Foto: Sally Mann, Deep South

Há mais de 20 anos deixei a Paraíba. Nunca mais retornei às cidades que me viram miúdo aprendendo a falar e a andar. Não foi por não querer, ou por falta de oportunidade, que não retornei à minha terra natal. Foi por medo.

Há muito botei na cabeça que se um dia eu retornar às cidades que foram a levedura de minha infância, estarei ameaçando com isso a imagem afetiva que, desde o meu último dia naquelas terras, eu trago na memória. E são ternas. Lindas e amáveis essas imagens.

Um sentimento estranho me faz crer que posso ser traído por uma verdade incomoda e descobrir que as belezas que um dia eu julguei ter vivido não passavam de alucinações de uma mente sequiosa de ilusões capazes de tornar o presente suportável, por já ter vivido um passado satisfatório. Seria duro demais perder a ilusão.

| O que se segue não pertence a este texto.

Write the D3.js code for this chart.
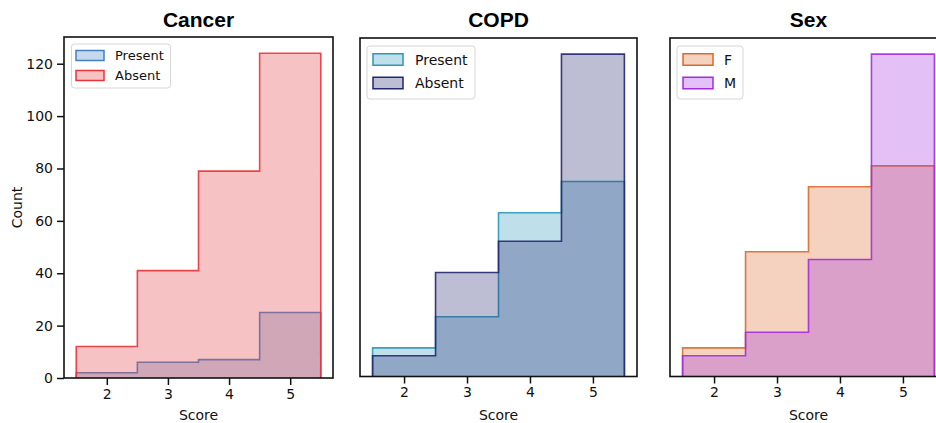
<!DOCTYPE html>
<html><head><meta charset="utf-8">
<script src="https://cdn.jsdelivr.net/npm/d3@7"></script>
<style>
html,body{margin:0;padding:0;background:#fff;}
svg{display:block;}
</style></head>
<body>
<svg id="chart" width="936" height="423"></svg>
<script>
// ---------- data ----------
const binCenters = [2, 3, 4, 5];
const binWidth = 1;
const xTicks = [2, 3, 4, 5];
const yTicks = [0, 20, 40, 60, 80, 100, 120];
const panelTitles = ["Cancer", "COPD", "Sex"];

const cancerLabels = ["Present", "Absent"];
const cancerPresent = [2, 6, 7, 25];
const cancerAbsent = [12, 41, 79, 124];

const copdLabels = ["Present", "Absent"];
const copdPresent = [11, 23, 63, 75];
const copdAbsent = [8, 40, 52, 124];

const sexLabels = ["F", "M"];
const sexF = [11, 48, 73, 81];
const sexM = [8, 17, 45, 124];

const cancerColors = ["#4181c0", "#e6353d"];
const copdColors = ["#2a98b8", "#232670"];
const sexColors = ["#da6a2c", "#a22de0"];

// ---------- layout ----------
const panels = [
  {title: panelTitles[0], series: [cancerPresent, cancerAbsent], labels: cancerLabels, colors: cancerColors,
   x0: 64, x1: 333, y0: 378, y1: 37, yAxis: true, legendFont: 13,
   legend: {x: 71.5, y: 44, w: 99, h: 44, patchX: 76, patchW: 28, patchH: 10, textX: 115, row0: 55.5, rowGap: 20}},
  {title: panelTitles[1], series: [copdPresent, copdAbsent], labels: copdLabels, colors: copdColors,
   x0: 360, x1: 637, y0: 376.5, y1: 38, yAxis: false, legendFont: 14,
   legend: {x: 367, y: 46, w: 108, h: 53, patchX: 373, patchW: 30, patchH: 11.5, textX: 415, row0: 59.5, rowGap: 23.5}},
  {title: panelTitles[2], series: [sexF, sexM], labels: sexLabels, colors: sexColors,
   x0: 670, x1: 947, y0: 376.5, y1: 38, yAxis: false, legendFont: 14,
   legend: {x: 677, y: 46, w: 66, h: 53, patchX: 683, patchW: 30, patchH: 11.5, textX: 724, row0: 59.5, rowGap: 23.5}}
];

const svg = d3.select("#chart");
const tickFont = "'DejaVu Sans', sans-serif";

panels.forEach((p, pi) => {
  const x = d3.scaleLinear().domain([1.3, 5.7]).range([p.x0, p.x1]);
  const y = d3.scaleLinear().domain([0, 130.2]).range([p.y0, p.y1]);
  const g = svg.append("g");

  // histograms (first series drawn first, second on top)
  p.series.forEach((vals, si) => {
    const pts = [];
    pts.push([binCenters[0] - binWidth / 2, 0]);
    vals.forEach((v, i) => {
      pts.push([binCenters[i] - binWidth / 2, v]);
      pts.push([binCenters[i] + binWidth / 2, v]);
    });
    pts.push([binCenters[binCenters.length - 1] + binWidth / 2, 0]);
    const line = d3.line().x(d => x(d[0])).y(d => y(d[1]));
    g.append("path").attr("d", line(pts) + "Z")
      .attr("fill", p.colors[si]).attr("fill-opacity", 0.3).attr("stroke", "none");
    g.append("path").attr("d", line(pts))
      .attr("fill", "none").attr("stroke", p.colors[si]).attr("stroke-width", 1.6)
      .attr("stroke-opacity", 0.9);
  });

  // frame
  g.append("rect").attr("x", p.x0).attr("y", p.y1)
    .attr("width", p.x1 - p.x0).attr("height", p.y0 - p.y1)
    .attr("fill", "none").attr("stroke", "#111").attr("stroke-width", 1.6);

  // x axis
  const xa = g.append("g").attr("transform", `translate(0,${p.y0})`)
    .call(d3.axisBottom(x).tickValues(xTicks).tickSize(7).tickPadding(4).tickFormat(d3.format("d")));
  xa.select(".domain").remove();
  xa.selectAll("line").attr("stroke", "#111").attr("stroke-width", 1.5);
  xa.selectAll("text").attr("font-family", tickFont).attr("font-size", 14).attr("fill", "#111");

  if (p.yAxis) {
    const ya = g.append("g").attr("transform", `translate(${p.x0},0)`)
      .call(d3.axisLeft(y).tickValues(yTicks).tickSize(7).tickPadding(4).tickFormat(d3.format("d")));
    ya.select(".domain").remove();
    ya.selectAll("line").attr("stroke", "#111").attr("stroke-width", 1.5);
    ya.selectAll("text").attr("font-family", tickFont).attr("font-size", 14).attr("fill", "#111");
    g.append("text").attr("transform", `translate(22,${(p.y0 + p.y1) / 2}) rotate(-90)`)
      .attr("text-anchor", "middle").attr("font-family", tickFont).attr("font-size", 14)
      .attr("fill", "#111").text("Count");
  }

  // x label
  g.append("text").attr("x", (p.x0 + Math.min(p.x1, 947)) / 2).attr("y", 420)
    .attr("text-anchor", "middle").attr("font-family", tickFont).attr("font-size", 14)
    .attr("fill", "#111").text("Score");

  // title
  g.append("text").attr("x", (p.x0 + p.x1) / 2).attr("y", 27)
    .attr("text-anchor", "middle").attr("font-family", "'Liberation Sans', Arial, sans-serif")
    .attr("font-weight", "bold").attr("font-size", 21).attr("fill", "#000").text(p.title);

  // legend
  const L = p.legend;
  g.append("rect").attr("x", L.x).attr("y", L.y).attr("width", L.w).attr("height", L.h)
    .attr("rx", 3).attr("fill", "#fff").attr("fill-opacity", 0.8)
    .attr("stroke", "#d6d6d6").attr("stroke-width", 1);
  p.labels.forEach((lab, si) => {
    const cy = L.row0 + si * L.rowGap;
    g.append("rect").attr("x", L.patchX).attr("y", cy - L.patchH / 2)
      .attr("width", L.patchW).attr("height", L.patchH)
      .attr("fill", p.colors[si]).attr("fill-opacity", 0.3)
      .attr("stroke", p.colors[si]).attr("stroke-width", 1.5);
    g.append("text").attr("x", L.textX).attr("y", cy).attr("dy", "0.36em")
      .attr("font-family", tickFont).attr("font-size", p.legendFont).attr("fill", "#111").text(lab);
  });
});
</script>
</body></html>
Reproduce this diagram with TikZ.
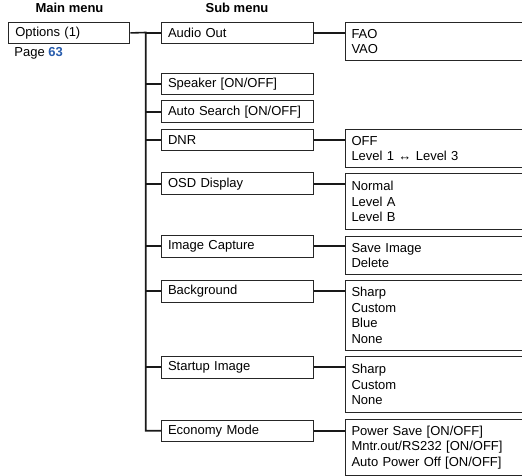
\documentclass[tikz,border=0pt]{standalone}
\usepackage{fontspec}
\setmainfont{Liberation Sans}
\usetikzlibrary{positioning,calc}
\definecolor{pageblue}{RGB}{40,92,172}

\begin{document}
\begin{tikzpicture}[
    x=1bp, y=-1bp,
    txt/.style={font=\fontsize{13bp}{15.7bp}\selectfont},
    menubox/.style={txt, rectangle, draw=black!85, line width=1bp, inner xsep=6.5bp, inner ysep=0pt, minimum height=21.5bp, text width=108bp, align=left, anchor=north west},
    subbox/.style={menubox, text width=139bp},
    optbox/.style={menubox, text width=200bp},
    head/.style={font=\fontsize{13bp}{15.7bp}\selectfont\bfseries, inner sep=0pt, anchor=base},
    conn/.style={line width=1.6bp, draw=black!90}
]
    \useasboundingbox (0,0) rectangle (522,476);
    \clip (0,0) rectangle (522,476);

    % column heads
    \node [head] (mainhead) at (69.5,13) {Main menu};
    \node [head] (subhead) at (237,13) {Sub menu};

    % main menu
    \node [menubox] (options) at (8.3,21.7) {Options (1)};
    \node [txt, inner sep=0pt, anchor=base west] (page) at (14.3,56.7) {Page \textbf{\color{pageblue}63}};

    % sub menu
    \node [subbox] (audio) at (161,22) {Audio Out};
    \node [subbox] (speaker) at (161,73) {Speaker [ON/OFF]};
    \node [subbox] (search) at (161,100.5) {Auto Search [ON/OFF]};
    \node [subbox] (dnr) at (161,129) {DNR};
    \node [subbox] (osd) at (161,172.5) {OSD Display};
    \node [subbox] (capture) at (161,235) {Image Capture};
    \node [subbox] (backgr) at (161,280) {Background};
    \node [subbox] (startup) at (161,356) {Startup Image};
    \node [subbox] (economy) at (161,419.5) {Economy Mode};

    % settings
    \node [optbox, minimum height=38bp] (audioopt) at (344.5,22) {FAO\\VAO};
    \node [optbox, minimum height=38bp] (dnropt) at (344.5,129) {OFF\\Level 1 ↔ Level 3};
    \node [optbox, minimum height=56bp] (osdopt) at (344.5,173) {Normal\\Level A\\Level B};
    \node [optbox, minimum height=38bp] (captureopt) at (344.5,236) {Save Image\\Delete};
    \node [optbox, minimum height=70bp] (backgropt) at (344.5,280) {Sharp\\Custom\\Blue\\None};
    \node [optbox, minimum height=56bp] (startupopt) at (344.5,356) {Sharp\\Custom\\None};
    \node [optbox, minimum height=56bp] (economyopt) at (344.5,419) {Power Save [ON/OFF]\\Mntr.out/RS232 [ON/OFF]\\Auto Power Off [ON/OFF]};

    % tree lines
    \coordinate (trunk) at (145.7,32.5);
    \draw [conn] (options.east) -- (trunk) |- (economy.west);
    \draw [conn] (trunk |- audio.west) -- (audio.west);
    \draw [conn] (trunk |- speaker.west) -- (speaker.west);
    \draw [conn] (trunk |- search.west) -- (search.west);
    \draw [conn] (trunk |- dnr.west) -- (dnr.west);
    \draw [conn] (trunk |- osd.west) -- (osd.west);
    \draw [conn] (trunk |- capture.west) -- (capture.west);
    \draw [conn] (trunk |- backgr.west) -- (backgr.west);
    \draw [conn] (trunk |- startup.west) -- (startup.west);

    \draw [conn] (audio.east) -- (audio.east -| audioopt.west);
    \draw [conn] (dnr.east) -- (dnr.east -| dnropt.west);
    \draw [conn] (osd.east) -- (osd.east -| osdopt.west);
    \draw [conn] (capture.east) -- (capture.east -| captureopt.west);
    \draw [conn] (backgr.east) -- (backgr.east -| backgropt.west);
    \draw [conn] (startup.east) -- (startup.east -| startupopt.west);
    \draw [conn] (economy.east) -- (economy.east -| economyopt.west);
\end{tikzpicture}
\end{document}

As emoções que produziram aqueles momentos são irrepetíveis. Só por isso é sempre grande o impulso que nos surge para cristalizá-los tornando perenes as emoções que produziram instantes líricos. Voltar lá seria o mesmo que viver de outra maneira aquele ambiente comprometendo assim a minha lembrança de momentos inesquecíveis.  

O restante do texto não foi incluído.